Just Gonna Say It: When You Grow Up Without Grandparents, You Become Culturally Ambiguous

growing up without grandparents

Over on Instagram, a friend shared a photo of a plate of uncooked hand-made dumplings. Plated in a delicately artistic spiral pattern, they shared over text that it’s a recipe handed down from their a-ma (Taiwanese for grandma). Every year, another pal shares photos of their family’s vampiric “blood soup,” a dark red-coloured soup made from beetroot that’s part of Polish Christmas tradition. Another simply shared a TikTok of a new chaotic pasta dish and joked: “my nonna is screaming at this.”

When we’re young, our grandparents teach us about our culture, our family’s values, customs, and traditions. When our parents are out working and providing for us, our grandparents are the ones teaching us how to make the best homemade sauce, or about the quirky customs and handed down relics that define our family’s history, and the traditional dances and phrases embedded in our culture and community. For a lot of second and third-generation Aussies, it’s that influence that shapes our cultural identity beyond the one that’s just Australian.

So, what happens when you grow up without your grandparents in your life? Well, if you’re anything like me, you develop a confusing sense of cultural identity.

I never knew my grandparents. All four of them.

In a tragic turn of events, my father passed away shortly after I was born and his parents left this Earth not long after that. My mum’s parents, one of whom suffered from dementia and the other had their legs amputated, passed away before I was six.

My only vague memory of my “nonna” is seeing kangaroos hopping outside her nursing home and grabbing Macca’s on the long drives home.

The only remaining members of my family left are my mother and an uncle on my dad’s side who lives in Queensland. Unsurprisingly, growing up, my mum was too busy taking care of us to teach me about my grandparents and Italian culture. She was more focused on making sure we still had a roof over our heads. And, as far as my dad’s side of my heritage is concerned, while I would visit my uncle every year as a teen, I’ve never had the kind of relationship with him where I felt like I could freely ask about my father and grandparents.

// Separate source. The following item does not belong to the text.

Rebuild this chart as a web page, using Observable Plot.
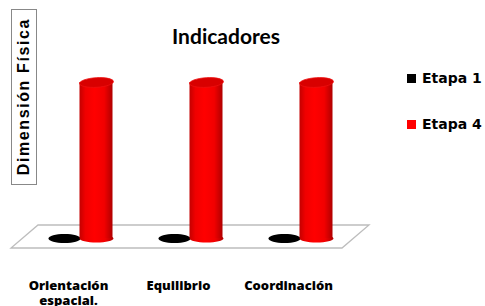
<!DOCTYPE html>
<html>
<head>
<meta charset="utf-8">
<script src="https://cdn.jsdelivr.net/npm/d3@7"></script>
<script src="https://cdn.jsdelivr.net/npm/@observablehq/plot@0.6"></script>
<style>
  html, body { margin: 0; padding: 0; background: #fff; }
  #wrap { position: relative; width: 485px; height: 306px; overflow: hidden; }
  #title { position: absolute; left: 0; width: 452px; top: 23px; text-align: center;
           font: bold 21px Lato, sans-serif; color: #000; line-height: 26px; }
  #ylab { position: absolute; left: 11px; top: 9px; width: 24px; height: 174px;
          border: 1px solid #888; display: flex; align-items: center; justify-content: center; }
  #ylab span { writing-mode: vertical-rl; transform: rotate(180deg);
               font: bold 16px "Liberation Sans", Arial, sans-serif; letter-spacing: 1.6px; }
  .leg { position: absolute; left: 407px; font: bold 14px "DejaVu Sans", sans-serif; line-height: 16px; display: flex; align-items: center; }
  .leg i { display: inline-block; width: 9px; height: 9px; margin-right: 6px; }
  g[aria-label="x-axis tick label"] text { font-weight: 800; }
</style>
</head>
<body>
<div id="wrap"></div>
<script>
const categories = ["Orientación espacial.", "Equilibrio", "Coordinación"];
const categoryLabels = ["Orientación\nespacial.", "Equilibrio", "Coordinación"];
const series = ["Etapa 1", "Etapa 4"];
const etapa1 = [0, 0, 0];
const etapa4 = [100, 100, 100];
const colors = ["#000000", "#ff0000"];

const rows = categories.flatMap((c, i) => [
  {cat: c, serie: series[0], value: etapa1[i]},
  {cat: c, serie: series[1], value: etapa4[i]}
]);
const r1 = rows.filter(d => d.serie === series[0]);
const r4 = rows.filter(d => d.serie === series[1]);

function ellipse(rx, ry, tilt = 0) {
  const k = 0.5523;
  return {
    draw(ctx) {
      const c = Math.cos(tilt), s = Math.sin(tilt);
      const P = (x, y) => [x * c - y * s, x * s + y * c];
      const pts = [
        [rx, 0], [rx, k*ry], [k*rx, ry], [0, ry],
        [-k*rx, ry], [-rx, k*ry], [-rx, 0],
        [-rx, -k*ry], [-k*rx, -ry], [0, -ry],
        [k*rx, -ry], [rx, -k*ry], [rx, 0]
      ].map(p => P(p[0], p[1]));
      ctx.moveTo(...pts[0]);
      for (let i = 1; i < pts.length; i += 3) ctx.bezierCurveTo(...pts[i], ...pts[i+1], ...pts[i+2]);
      ctx.closePath();
    }
  };
}

// Floor (3D base) drawn from the x/y scales
function floor(index, scales, values, dims) {
  const [x0, x1] = scales.x.range();
  const y0 = scales.y(0);
  const p = d3.path();
  p.moveTo(x0 + 14.5, y0 - 13);
  p.lineTo(x1 + 13.5, y0 - 13);
  p.lineTo(x1 - 13.5, y0 + 10);
  p.lineTo(x0 - 12.5, y0 + 10);
  p.closePath();
  const el = d3.create("svg:path").attr("d", p.toString())
    .attr("fill", "#fff").attr("stroke", "#bdbdbd").attr("stroke-width", 1.3);
  return el.node();
}

const chart = Plot.plot({
  width: 485,
  height: 306,
  marginLeft: 23.5,
  marginRight: 129.5,
  marginTop: 82,
  marginBottom: 68,
  x: {domain: categories, padding: 0, axis: null},
  y: {domain: [0, 100], axis: null},
  style: {background: "transparent"},
  marks: [
    floor,
    Plot.dot(r1, {x: "cat", y: "value", dx: -16, fill: colors[0], r: 5, symbol: ellipse(16, 4.5)}),
    Plot.dot(r4, {x: "cat", y: 0, dx: 16, fill: "url(#cylgrad)", r: 5, symbol: ellipse(17, 4)}),
    Plot.barY(r4, {x: "cat", y: "value", dx: 16, insetLeft: 38.5, insetRight: 38.5, fill: "url(#cylgrad)"}),
    Plot.dot(r4, {x: "cat", y: "value", dx: 16, fill: "#d80000", stroke: "#ee1010", strokeWidth: 0.8, r: 5, symbol: ellipse(17, 4.8, -0.06)}),
    Plot.axisX({label: null, tickSize: 0, tickPadding: 0, dx: -12, dy: 41, fontSize: 13,
                fontFamily: "'Open Sans', sans-serif", lineHeight: 1.15,
                tickFormat: d => categoryLabels[categories.indexOf(d)]})
  ]
});

const defs = d3.select(chart).insert("defs", ":first-child");
const g = defs.append("linearGradient").attr("id", "cylgrad")
  .attr("x1", "0%").attr("x2", "100%").attr("y1", "0%").attr("y2", "0%")
  .attr("gradientUnits", "objectBoundingBox");
[["0%", "#c40000"], ["18%", "#f00000"], ["45%", "#ff0000"], ["75%", "#f20000"], ["100%", "#b00000"]]
  .forEach(([o, c]) => g.append("stop").attr("offset", o).attr("stop-color", c));

const wrap = document.getElementById("wrap");
wrap.appendChild(chart);
chart.style.position = "absolute"; chart.style.left = "0"; chart.style.top = "0";

const title = document.createElement("div"); title.id = "title"; title.textContent = "Indicadores";
wrap.appendChild(title);
const ylab = document.createElement("div"); ylab.id = "ylab";
ylab.innerHTML = "<span>Dimensión Física</span>";
wrap.appendChild(ylab);
[[series[0], colors[0], 70], [series[1], colors[1], 116]].forEach(([s, c, t]) => {
  const d = document.createElement("div"); d.className = "leg"; d.style.top = t + "px";
  d.innerHTML = `<i style="background:${c}"></i><span>${s}</span>`;
  wrap.appendChild(d);
});
</script>
</body>
</html>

Despite being half-Italian and the only parent in my life being fully Italian and raised by first-generation Italian migrants, I don’t feel comfortable identifying as an Italian-Australian. Sure, I like to make jokes about adding aggressively generous drops of olive oil to meals and using the pinch hand emoji, and cook a lot of pasta, and have a half-Italian double-barreled surname, but very few of these things are actually tied to my family’s heritage.

Not knowing the first thing about your family feels weird, especially when some of your friends make their cultural heritage such a big part of their identity. That’s not a criticism to them, just an observation that only magnifies my own estranged ties to my culture. But, despite my Instagram feed, I suspect I’m not the only young Aussie who feels this way about where their family comes from.

According to data acquired by the Australian Bureau of Statistics in the 2016 Census, one-third of the Aussie population were not born in Australia. Nearly half of us were either born overseas or had one or two parents who were born overseas. What that tells us is not only is our nation one of multiculturalism but that we young Aussies are a product of our nation’s identity.

Our parents stem from places all around the world (including First Nations Peoples around the nation we call Australia). They come from rich communities full of dialects and cultures. There’s a lot that makes up who we are and where our parents came from.

But, when so many of our parents and grandparents came to this country fleeing from war, persecution, or economic refuge, I would wager that not many of our elders are still around. For some of us, we weren’t lucky enough to grow up with our grandparents and because of that, we weren’t given the opportunity to learn about our culture. Instead, we had to learn what we can from others of similar cultural backgrounds and absorb their experience as our own.

It’s an interesting conversation to have: how do you connect with people who are supposed to be fundamentally part of your childhood and your cultural identity, when you never truly met them? Your parents can tell you stories, sure, but hearing is a lot different from experiencing it first-hand.

Growing up in a multicultural society but without a culture of your own feels weird, too. Whether because of my queerness or lack of cultural identity, I felt this constant feeling of otherness at school. I wasn’t Italian or ethnic enough to be seen as “wog” by the self-proclaimed “wog squad,” but wasn’t really welcomed by the white Australians from the Sutherland Shire, either.

Instead of connecting with my family’s culture, I’ve leaned heavily into my queerness. As someone without real ties to their family, I love the idea of self-expression and individuality that comes from the LGBTQIA+ community. In fact, it almost feels like it was made specifically for me. Here, as a person who doesn’t feel like they belong to the cultures tied to their family names, I’ve carved my own sense of belonging and identity.

Now that my mum is nearing her retirement, she’s spending more time teaching me about our cultural identity and her parents. But, it feels a bit too little too late. At 24 years old, I’ve already become the person I am. I’ve developed my own sense of cultural identity, one that’s deeply rooted in my queerness and tragically estranged from my actual cultural heritage. To me, her family will always be hers and not mine. And, I kinda hate that for me, to be honest.